A Halfway House for Returnability Addicts

As we recently wrote, today’s publishing model based on the returnability of unsold books is no longer viable. (See A World Without Inventory Part 1 and Part 2). The digital revolution has created a highly successful, efficient new model relying on pre-ordered and prepaid books printed on demand.

You would therefore think that we ardently advocate doing completely away with the old system. In fact there are many compelling reasons why we would hate to see that happen.

Publishing pundit Mike Shatzkin has put his finger on them. In his blog Shatzkin offers several cogent arguments, and we urge you to read them. In essence, 1) overprinting can actually be profitable for publishers and authors even with high returns; and 2) without return privileges, publishers might simply decline to publish many books that they now accept.

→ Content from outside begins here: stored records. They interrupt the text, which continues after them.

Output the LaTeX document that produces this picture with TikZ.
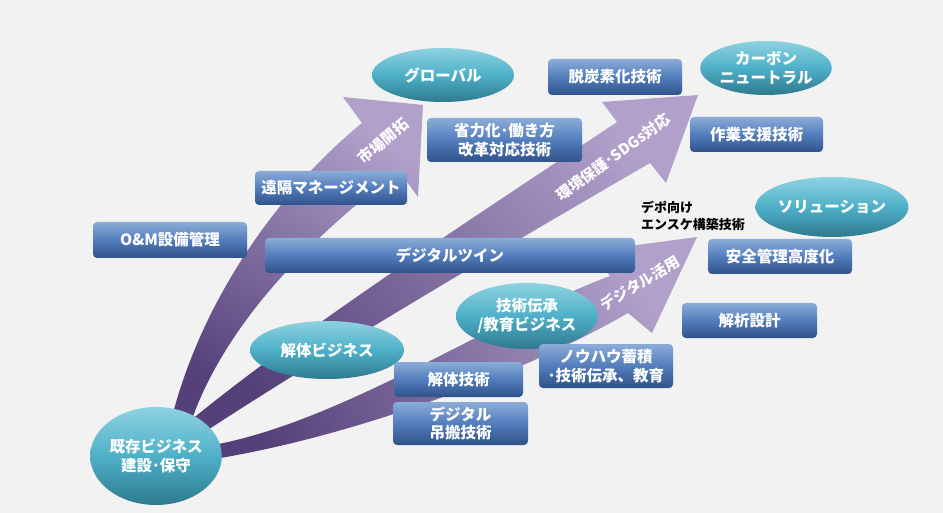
\documentclass[tikz,border=0pt]{standalone}
\usepackage{fontspec}
\usetikzlibrary{shapes.geometric}
\newfontfamily\jp{Noto Sans CJK JP}
\definecolor{bg}{HTML}{F2F2F2}
\definecolor{boxtop}{RGB}{140,172,216}
\definecolor{boxmid}{RGB}{82,125,188}
\definecolor{boxbot}{RGB}{48,82,138}
\definecolor{elltop}{RGB}{142,210,224}
\definecolor{ellmid}{RGB}{78,176,200}
\definecolor{ellbot}{RGB}{46,122,142}
\definecolor{arrdark}{RGB}{86,64,122}
\definecolor{arrlight}{RGB}{176,160,202}
\begin{document}
\begin{tikzpicture}[x=1pt,y=-1pt,
  box/.style={rectangle, rounded corners=4pt, top color=boxtop, bottom color=boxbot, middle color=boxmid,
    text=white, font=\jp\bfseries\fontsize{15.5}{18.5}\selectfont, align=center, inner sep=0pt},
  oval/.style={ellipse, top color=elltop, bottom color=ellbot, middle color=ellmid,
    text=white, font=\jp\bfseries\fontsize{15.5}{18.5}\selectfont, align=center, inner sep=0pt},
  arrlabel/.style={text=white, font=\jp\bfseries\fontsize{15}{18}\selectfont, inner sep=0pt},
  band/.style={top color=arrlight, bottom color=arrdark}
]
\useasboundingbox (0,0) rectangle (943,513);
\fill[bg] (0,0) rectangle (943,513);

% arrows
\shade[band, shading angle=-35]
  (170,425) .. controls (200,300) and (280,190) .. (362,123) -- (343,97) -- (423,105) -- (418,197) -- (399,171)
  .. controls (320,230) and (225,320) .. (190,425) -- cycle;
\shade[band, shading angle=-53]
  (185,425) .. controls (300,330) and (470,220) .. (617,122) -- (602,102) -- (698,95) -- (666,183) -- (650,163)
  .. controls (500,250) and (330,350) .. (200,435) -- cycle;
\shade[band, shading angle=-62]
  (195,448) .. controls (330,430) and (480,325) .. (610,276) -- (592,251) -- (697,237) -- (652,333) -- (628,313)
  .. controls (530,370) and (350,440) .. (195,462) -- cycle;

\node[arrlabel, rotate=40] (lab1) at (383,141) {市場開拓};
\node[arrlabel, rotate=36] (lab2) at (613,157) {環境保護･SDGs対応};
\node[arrlabel, rotate=31] (lab3) at (640,283) {デジタル活用};

% boxes
\node[box, minimum width=152pt, minimum height=34pt] (remote) at (331,188) {遠隔マネージメント};
\node[box, minimum width=155pt, minimum height=44pt] (shoryoku) at (504.5,140) {省力化･働き方\\改革対応技術};
\node[box, minimum width=134pt, minimum height=36pt] (datsu) at (615,77) {脱炭素化技術};
\node[box, minimum width=133pt, minimum height=35pt] (sagyo) at (756.5,134.5) {作業支援技術};
\node[box, minimum width=154pt, minimum height=36pt] (om) at (170,240) {O\&M設備管理};
\node[box, minimum width=370pt, minimum height=35pt] (twin) at (450,255.5) {デジタルツイン};
\node[box, minimum width=144pt, minimum height=35pt] (anzen) at (780,256.5) {安全管理高度化};
\node[box, minimum width=135pt, minimum height=35pt] (kaiseki) at (749.5,320.5) {解析設計};
\node[box, minimum width=129pt, minimum height=35pt] (kaitai) at (458.5,379.5) {解体技術};
\node[box, minimum width=135pt, minimum height=43pt] (tsuri) at (460.5,423.5) {デジタル\\吊搬技術};

% ellipses
\node[oval, minimum width=122pt, minimum height=98pt] (base) at (156,456) {既存ビジネス\\建設･保守};
\node[oval, minimum width=142pt, minimum height=54pt] (global) at (443,75) {グローバル};
\node[oval, minimum width=124pt, minimum height=54pt] (carbon) at (766,68) {カーボン\\ニュートラル};
\node[oval, minimum width=138pt, minimum height=60pt] (solution) at (832,207) {ソリューション};
\node[oval, minimum width=142pt, minimum height=66pt] (gijutsu) at (527,316) {技術伝承\\/教育ビジネス};
\node[oval, minimum width=154pt, minimum height=58pt] (kaitaibiz) at (327,350) {解体ビジネス};

\node[box, minimum width=134pt, minimum height=44pt] (knowhow) at (606,366) {ノウハウ蓄積\\･技術伝承、教育};

\node[anchor=west, align=left, inner sep=0pt, font=\jp\bfseries\fontsize{13}{16.5}\selectfont] (depo) at (641,216) {デポ向け\\エンスケ構築技術};
\end{tikzpicture}
\end{document}
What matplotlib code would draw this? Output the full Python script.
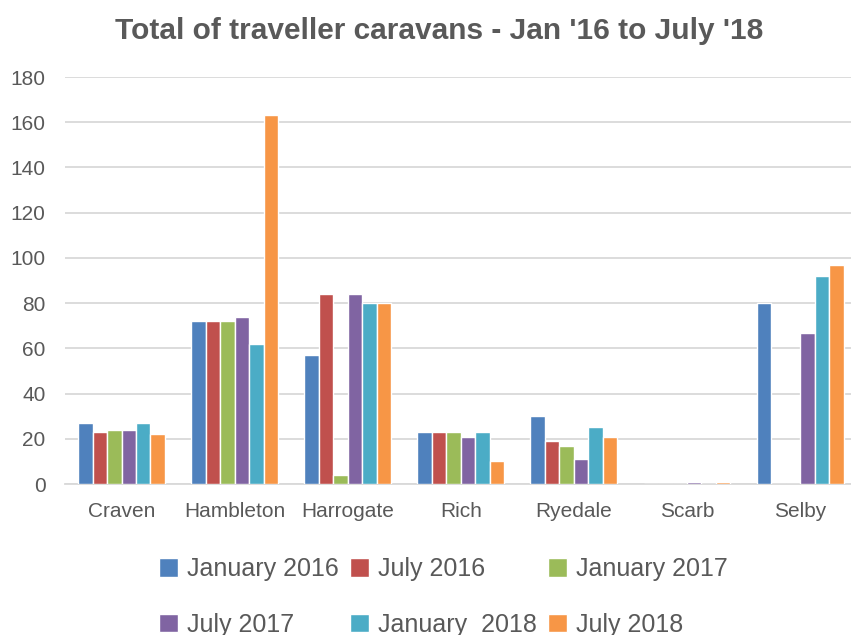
import numpy as np
import matplotlib.pyplot as plt

plt.rcParams['font.family'] = ['Liberation Sans', 'DejaVu Sans']

districts = ['Craven', 'Hambleton', 'Harrogate', 'Rich', 'Ryedale', 'Scarb', 'Selby']
periods = ['January 2016', 'July 2016', 'January 2017',
           'July 2017', 'January  2018', 'July 2018']

jan_2016 = [27, 72, 57, 23, 30, 0, 80]
jul_2016 = [23, 72, 84, 23, 19, 0, 0]
jan_2017 = [24, 72, 4, 23, 17, 0, 0]
jul_2017 = [24, 74, 84, 21, 11, 1, 67]
jan_2018 = [27, 62, 80, 23, 25, 0, 92]
jul_2018 = [22, 163, 80, 10, 21, 1, 97]

series = [jan_2016, jul_2016, jan_2017, jul_2017, jan_2018, jul_2018]
colors = ['#4F81BD', '#C0504D', '#9BBB59', '#8064A2', '#4BACC6', '#F79646']
text_col = '#595959'

fig = plt.figure(figsize=(8.51, 6.35), dpi=100)
ax = fig.add_axes([65 / 851, 1 - 484 / 635, 786 / 851, 407 / 635])

x = np.arange(len(districts))
slot = 0.128
for i, (vals, col, lab) in enumerate(zip(series, colors, periods)):
    ax.bar(x + (i - 2.5) * slot, vals, width=slot, color=col,
           edgecolor='white', linewidth=1, label=lab, zorder=3)

ax.set_ylim(0, 180)
ax.set_xlim(-0.5, 6.45)
ax.set_yticks(range(0, 181, 20))
ax.set_xticks(x)
ax.set_xticklabels(districts, fontsize=15.5)
ax.grid(axis='y', color='#D9D9D9', linewidth=1.3, zorder=0)
for s in ['top', 'right', 'left']:
    ax.spines[s].set_visible(False)
ax.spines['bottom'].set_color('#D9D9D9')
ax.spines['bottom'].set_linewidth(1.3)
ax.tick_params(length=0, labelsize=15, colors=text_col)
ax.tick_params(axis='y', pad=14)
ax.tick_params(axis='x', pad=13)

fig.text(439 / 851, 1 - 31 / 635, "Total of traveller caravans - Jan '16 to July '18",
         ha='center', va='center', fontsize=21.5, fontweight='bold', color=text_col)

# legend is filled column by column, so reorder to read across rows
handles, labels = ax.get_legend_handles_labels()
order = [0, 3, 1, 4, 2, 5]
leg = fig.legend([handles[k] for k in order], [labels[k] for k in order],
                 loc='upper left', bbox_to_anchor=(159 / 851, 1 - 557 / 635), ncol=3,
                 frameon=False, fontsize=18, handlelength=0.76, handleheight=0.76,
                 handletextpad=0.36, columnspacing=0.45, labelspacing=1.27,
                 borderpad=0, borderaxespad=0)
for t in leg.get_texts():
    t.set_color(text_col)

fig.savefig('out.png', dpi=100)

Shatzkin gets no argument from us.  But it’s worth reminding readers that in the waning years of the 20th century the returnability privilege was manipulated by chain store operators who discovered that they could overorder without penalty, use returns as a form of currency to order more books, and delay settlements to publishers.  The havoc created by this abuse has been incalculable, driving cash-starved publishers into mergers with or acquisition by bigger publishers. The roll call of wonderful houses that succumbed is sad, and it is arguable that the only thing that put the brakes on this predatory behavior was the advent of a powerful rival – Amazon.com.

So yes, we’d love to see a reasonable, fair and reliable retailing model based on return privileges.  But e-books and print on demand now have an increasing grip on book retailing and, in Thomas Wolfe’s immortal phrase, you can’t go home again.